* BEGIN *

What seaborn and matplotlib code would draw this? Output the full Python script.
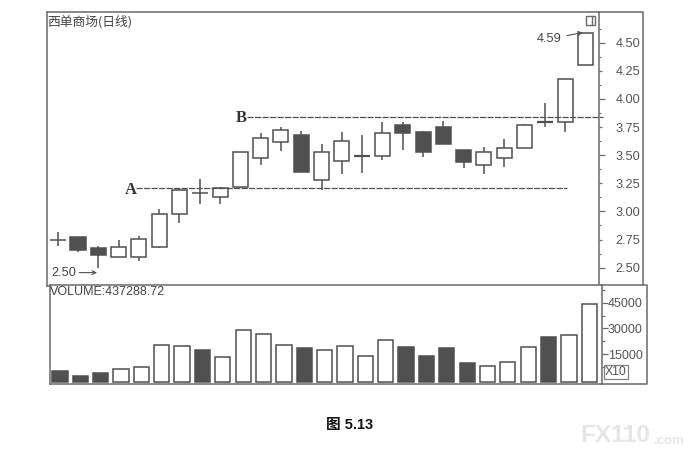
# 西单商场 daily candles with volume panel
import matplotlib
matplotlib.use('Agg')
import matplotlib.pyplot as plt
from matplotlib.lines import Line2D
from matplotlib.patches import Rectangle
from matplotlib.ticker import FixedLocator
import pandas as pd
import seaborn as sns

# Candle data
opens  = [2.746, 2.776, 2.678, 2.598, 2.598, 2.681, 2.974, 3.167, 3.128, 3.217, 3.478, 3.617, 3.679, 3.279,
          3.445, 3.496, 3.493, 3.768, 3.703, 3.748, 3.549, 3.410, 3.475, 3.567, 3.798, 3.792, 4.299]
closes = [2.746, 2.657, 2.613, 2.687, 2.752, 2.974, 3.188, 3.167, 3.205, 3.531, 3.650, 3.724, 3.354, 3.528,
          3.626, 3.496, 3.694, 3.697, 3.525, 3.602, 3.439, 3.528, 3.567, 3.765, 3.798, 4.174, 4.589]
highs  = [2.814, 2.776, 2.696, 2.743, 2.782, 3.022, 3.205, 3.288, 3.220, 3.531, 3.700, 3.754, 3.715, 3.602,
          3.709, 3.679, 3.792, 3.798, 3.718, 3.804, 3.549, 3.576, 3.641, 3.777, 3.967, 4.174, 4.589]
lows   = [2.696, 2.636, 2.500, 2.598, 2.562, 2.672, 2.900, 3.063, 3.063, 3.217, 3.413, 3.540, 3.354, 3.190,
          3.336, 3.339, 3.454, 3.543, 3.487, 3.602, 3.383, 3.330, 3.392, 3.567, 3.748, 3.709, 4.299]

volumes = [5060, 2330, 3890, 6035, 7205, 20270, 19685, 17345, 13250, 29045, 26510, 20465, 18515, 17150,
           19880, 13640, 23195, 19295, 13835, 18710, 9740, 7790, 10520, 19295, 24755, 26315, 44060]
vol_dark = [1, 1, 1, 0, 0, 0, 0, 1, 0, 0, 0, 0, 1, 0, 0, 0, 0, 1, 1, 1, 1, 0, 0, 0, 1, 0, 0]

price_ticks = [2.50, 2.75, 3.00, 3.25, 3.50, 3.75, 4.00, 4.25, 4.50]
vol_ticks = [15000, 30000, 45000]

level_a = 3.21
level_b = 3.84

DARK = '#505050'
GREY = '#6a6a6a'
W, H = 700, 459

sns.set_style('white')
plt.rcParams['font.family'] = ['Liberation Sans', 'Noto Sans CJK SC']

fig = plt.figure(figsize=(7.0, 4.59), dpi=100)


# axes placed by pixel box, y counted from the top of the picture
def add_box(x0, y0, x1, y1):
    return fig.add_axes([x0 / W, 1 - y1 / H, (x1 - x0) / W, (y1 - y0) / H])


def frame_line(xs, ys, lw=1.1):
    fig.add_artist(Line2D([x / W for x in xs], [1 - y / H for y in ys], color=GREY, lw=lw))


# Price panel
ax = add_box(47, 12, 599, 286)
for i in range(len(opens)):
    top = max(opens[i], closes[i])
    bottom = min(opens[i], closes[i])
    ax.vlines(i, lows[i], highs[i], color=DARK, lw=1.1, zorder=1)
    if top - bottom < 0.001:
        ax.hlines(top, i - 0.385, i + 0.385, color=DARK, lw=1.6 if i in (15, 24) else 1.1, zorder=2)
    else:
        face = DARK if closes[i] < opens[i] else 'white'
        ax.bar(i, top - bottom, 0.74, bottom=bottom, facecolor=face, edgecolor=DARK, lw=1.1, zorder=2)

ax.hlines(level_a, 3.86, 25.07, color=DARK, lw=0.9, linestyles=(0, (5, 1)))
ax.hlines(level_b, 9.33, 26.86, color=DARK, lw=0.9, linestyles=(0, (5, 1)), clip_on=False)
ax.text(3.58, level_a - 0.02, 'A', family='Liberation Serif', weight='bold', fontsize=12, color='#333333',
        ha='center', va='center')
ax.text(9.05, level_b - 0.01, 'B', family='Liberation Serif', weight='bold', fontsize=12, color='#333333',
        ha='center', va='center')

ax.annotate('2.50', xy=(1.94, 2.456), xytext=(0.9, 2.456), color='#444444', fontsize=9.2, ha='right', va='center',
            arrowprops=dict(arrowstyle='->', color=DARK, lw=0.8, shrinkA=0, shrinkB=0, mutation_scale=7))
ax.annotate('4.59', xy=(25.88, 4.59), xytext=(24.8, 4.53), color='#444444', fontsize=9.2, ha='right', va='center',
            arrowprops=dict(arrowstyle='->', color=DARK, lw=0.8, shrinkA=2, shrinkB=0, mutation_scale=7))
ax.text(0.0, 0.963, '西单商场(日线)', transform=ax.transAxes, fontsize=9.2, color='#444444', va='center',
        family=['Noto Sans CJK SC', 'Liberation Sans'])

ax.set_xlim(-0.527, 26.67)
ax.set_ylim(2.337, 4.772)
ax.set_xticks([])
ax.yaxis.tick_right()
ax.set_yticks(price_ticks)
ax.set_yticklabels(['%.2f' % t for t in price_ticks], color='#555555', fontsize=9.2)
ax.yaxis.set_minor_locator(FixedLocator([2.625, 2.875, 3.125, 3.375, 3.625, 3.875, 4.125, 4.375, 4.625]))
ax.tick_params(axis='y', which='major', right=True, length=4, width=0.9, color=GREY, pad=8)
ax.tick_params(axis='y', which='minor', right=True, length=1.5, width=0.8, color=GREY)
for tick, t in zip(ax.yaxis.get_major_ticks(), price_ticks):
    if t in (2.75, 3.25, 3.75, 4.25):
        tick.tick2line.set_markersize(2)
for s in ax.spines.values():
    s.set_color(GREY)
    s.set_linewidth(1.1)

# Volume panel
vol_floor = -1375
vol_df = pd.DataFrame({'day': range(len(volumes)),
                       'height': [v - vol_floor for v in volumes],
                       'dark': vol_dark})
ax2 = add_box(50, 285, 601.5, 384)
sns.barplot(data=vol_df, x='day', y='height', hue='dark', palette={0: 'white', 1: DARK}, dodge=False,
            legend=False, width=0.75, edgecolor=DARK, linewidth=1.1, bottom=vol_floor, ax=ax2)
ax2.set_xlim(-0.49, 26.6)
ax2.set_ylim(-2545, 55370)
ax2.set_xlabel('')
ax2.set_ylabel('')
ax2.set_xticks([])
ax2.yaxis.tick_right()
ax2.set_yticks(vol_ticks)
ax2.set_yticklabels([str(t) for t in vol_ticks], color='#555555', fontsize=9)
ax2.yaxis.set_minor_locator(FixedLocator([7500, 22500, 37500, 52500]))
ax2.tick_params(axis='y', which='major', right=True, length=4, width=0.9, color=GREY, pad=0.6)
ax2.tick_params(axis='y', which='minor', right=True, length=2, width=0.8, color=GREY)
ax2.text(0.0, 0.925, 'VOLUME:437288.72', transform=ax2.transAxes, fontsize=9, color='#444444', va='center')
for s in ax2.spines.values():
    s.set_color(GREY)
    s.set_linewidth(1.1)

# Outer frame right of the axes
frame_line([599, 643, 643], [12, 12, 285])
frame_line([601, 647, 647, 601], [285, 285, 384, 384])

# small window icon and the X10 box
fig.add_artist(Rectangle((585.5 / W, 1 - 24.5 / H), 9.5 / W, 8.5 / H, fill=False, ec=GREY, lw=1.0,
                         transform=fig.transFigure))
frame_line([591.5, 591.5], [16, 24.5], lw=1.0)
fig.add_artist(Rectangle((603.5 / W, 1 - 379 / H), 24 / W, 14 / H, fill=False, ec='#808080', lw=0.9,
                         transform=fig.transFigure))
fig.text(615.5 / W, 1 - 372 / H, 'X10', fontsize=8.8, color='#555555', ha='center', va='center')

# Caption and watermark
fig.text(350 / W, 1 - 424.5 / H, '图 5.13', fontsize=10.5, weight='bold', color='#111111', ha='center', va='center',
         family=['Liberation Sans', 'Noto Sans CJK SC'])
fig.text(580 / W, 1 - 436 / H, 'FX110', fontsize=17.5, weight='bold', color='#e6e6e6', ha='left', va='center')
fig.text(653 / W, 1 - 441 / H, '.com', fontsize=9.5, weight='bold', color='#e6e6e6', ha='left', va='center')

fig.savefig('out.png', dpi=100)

* END *

WRITTEN PROBLEM ▸
Reproduce the material above from its first line through the line containing "0, 0, 1, 0, 0]", both ends included, and skip every picture.

FINISHED TASK ▸
What seaborn and matplotlib code would draw this? Output the full Python script.
# 西单商场 daily candles with volume panel
import matplotlib
matplotlib.use('Agg')
import matplotlib.pyplot as plt
from matplotlib.lines import Line2D
from matplotlib.patches import Rectangle
from matplotlib.ticker import FixedLocator
import pandas as pd
import seaborn as sns

# Candle data
opens  = [2.746, 2.776, 2.678, 2.598, 2.598, 2.681, 2.974, 3.167, 3.128, 3.217, 3.478, 3.617, 3.679, 3.279,
          3.445, 3.496, 3.493, 3.768, 3.703, 3.748, 3.549, 3.410, 3.475, 3.567, 3.798, 3.792, 4.299]
closes = [2.746, 2.657, 2.613, 2.687, 2.752, 2.974, 3.188, 3.167, 3.205, 3.531, 3.650, 3.724, 3.354, 3.528,
          3.626, 3.496, 3.694, 3.697, 3.525, 3.602, 3.439, 3.528, 3.567, 3.765, 3.798, 4.174, 4.589]
highs  = [2.814, 2.776, 2.696, 2.743, 2.782, 3.022, 3.205, 3.288, 3.220, 3.531, 3.700, 3.754, 3.715, 3.602,
          3.709, 3.679, 3.792, 3.798, 3.718, 3.804, 3.549, 3.576, 3.641, 3.777, 3.967, 4.174, 4.589]
lows   = [2.696, 2.636, 2.500, 2.598, 2.562, 2.672, 2.900, 3.063, 3.063, 3.217, 3.413, 3.540, 3.354, 3.190,
          3.336, 3.339, 3.454, 3.543, 3.487, 3.602, 3.383, 3.330, 3.392, 3.567, 3.748, 3.709, 4.299]

volumes = [5060, 2330, 3890, 6035, 7205, 20270, 19685, 17345, 13250, 29045, 26510, 20465, 18515, 17150,
           19880, 13640, 23195, 19295, 13835, 18710, 9740, 7790, 10520, 19295, 24755, 26315, 44060]
vol_dark = [1, 1, 1, 0, 0, 0, 0, 1, 0, 0, 0, 0, 1, 0, 0, 0, 0, 1, 1, 1, 1, 0, 0, 0, 1, 0, 0]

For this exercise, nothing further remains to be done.